The state Department of Water Resources recently reviewed plans submitted by local groundwater agencies and told agencies in farming areas across the San Joaquin Valley that their plans are “incomplete” and will require changes to address widespread risks of more wells going dry, as well as other problems.
State officials told dozens of local agencies in 12 groundwater basins, 10 of which are in the San Joaquin Valley, that they will need to submit revised plans in July.
Some advocates of small-acreage farmers have also expressed concerns about how the groundwater law is being implemented. Several groups, including Clean Water Action and the Community Alliance with Family Farmers, said in a report this month that their review of 14 local groundwater plans found few agencies have been considering the effects on farmers who cultivate smaller acreages and typically have shallow wells. The groups said while large farms are regularly drilling deeper wells, small farms with shallower wells have been going dry.
Knight said the modeling work in the study, if done in areas throughout California, would yield vital information to help guide management and assess options for tackling land subsidence.
The researchers said in the study that the San Joaquin Valley has an aquifer system with three layers: an upper aquifer, below that a layer known as the Corcoran Clay, and then a deeper aquifer. They found that pumping from the lower aquifer is worse for triggering subsidence, indicating that pumping water from the upper zone is a better option to limit the sinking.

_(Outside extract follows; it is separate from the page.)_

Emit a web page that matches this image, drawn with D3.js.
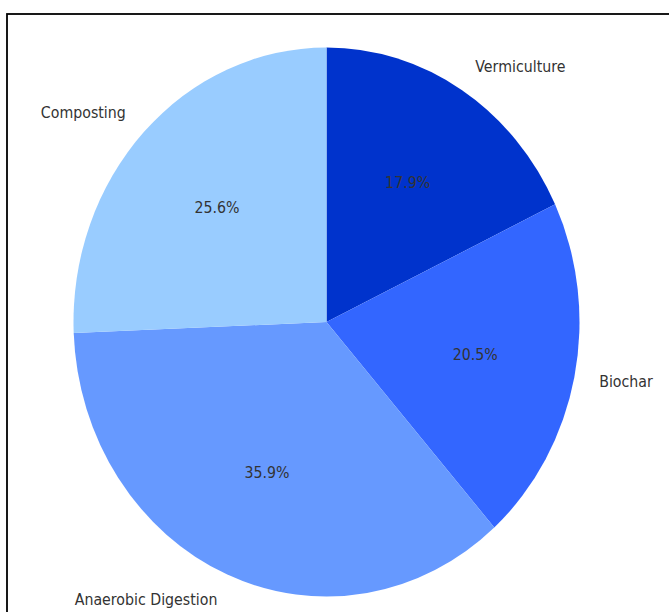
<!DOCTYPE html>
<html>
<head>
<meta charset="utf-8">
<script src="https://cdn.jsdelivr.net/npm/d3@7"></script>
<style>
  html, body { margin: 0; padding: 0; background: #ffffff; }
  svg { display: block; }
  text { font-family: "DejaVu Sans", sans-serif; font-size: 14.2px; fill: #333333; }
</style>
</head>
<body>
<svg id="chart" width="669" height="612"></svg>
<script>
// Share of organic waste handled by each treatment method
const categories = ["Vermiculture", "Biochar", "Anaerobic Digestion", "Composting"];
const values = [7, 8, 14, 10];
const colors = ["#0033cc", "#3366ff", "#6699ff", "#99ccff"];

const width = 669, height = 612;
const cx = 326.5, cy = 322;
const rx = 253, ry = 274.5;
const stretch = ry / rx;

const svg = d3.select("#chart");

// figure frame
svg.append("rect")
  .attr("x", 7).attr("y", 14)
  .attr("width", 700).attr("height", 700)
  .attr("fill", "none")
  .attr("stroke", "#000")
  .attr("stroke-width", 1.8);

const pie = d3.pie().sort(null).value(d => d).startAngle(0).endAngle(2 * Math.PI);
const arcs = pie(values);
const total = d3.sum(values);

const arc = d3.arc().innerRadius(0).outerRadius(rx);

// slices, stretched vertically to the plot's aspect
svg.append("g")
  .attr("transform", `translate(${cx},${cy}) scale(1,${stretch})`)
  .selectAll("path")
  .data(arcs)
  .join("path")
  .attr("d", arc)
  .attr("fill", (d, i) => colors[i]);

function pos(angle, k) {
  return [cx + k * rx * Math.sin(angle), cy - k * ry * Math.cos(angle)];
}

const labels = svg.append("g");

function addLabel(x, y, anchor, str) {
  labels.append("text")
    .attr("transform", `translate(${x},${y - 0.5}) scale(1,${stretch})`)
    .attr("dy", "0.35em")
    .attr("text-anchor", anchor)
    .text(str);
}

arcs.forEach((d, i) => {
  const mid = (d.startAngle + d.endAngle) / 2;
  const [lx, ly] = pos(mid, 1.1);
  addLabel(lx, ly, Math.sin(mid) >= 0 ? "start" : "end", categories[i]);

  const [px, py] = pos(mid, 0.6);
  addLabel(px, py, "middle", (values[i] / total * 100).toFixed(1) + "%");
});
</script>
</body>
</html>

Sinking ground has already damaged some canals and aqueducts. The researchers said this damage has required repairs costing hundreds of millions of dollars.
The state announced in March that $29.8 million is being spent to repair segments of the Friant-Kern Canal, which has been damaged by land subsidence, and is also planning work on others, including the Delta-Mendota Canal, San Luis Canal and the California Aqueduct.
Plans for building the high-speed train system through the valley also call for building through areas where the ground is sinking, which Lees said poses serious concerns.
The California Aqueduct, which delivers water from the Sacramento-San Joaquin River Delta to farms and cities in Southern California, is not in a zone of major subsidence at present, Lees said, but a subsidence “bowl” has been creeping closer to the aqueduct.
“If that starts to get hit, then you have really major problems,” Lees said.
“If the state doesn’t get a handle on this, the key water-delivering infrastructure of the state will either cease to be functioning or will require such expensive repairs year on year to keep functioning, such that to all intents and purposes, you can’t get water around the state in the way that we’ve come to rely on,” Lees said. “So it’s really imperative that the state gets a handle on this.”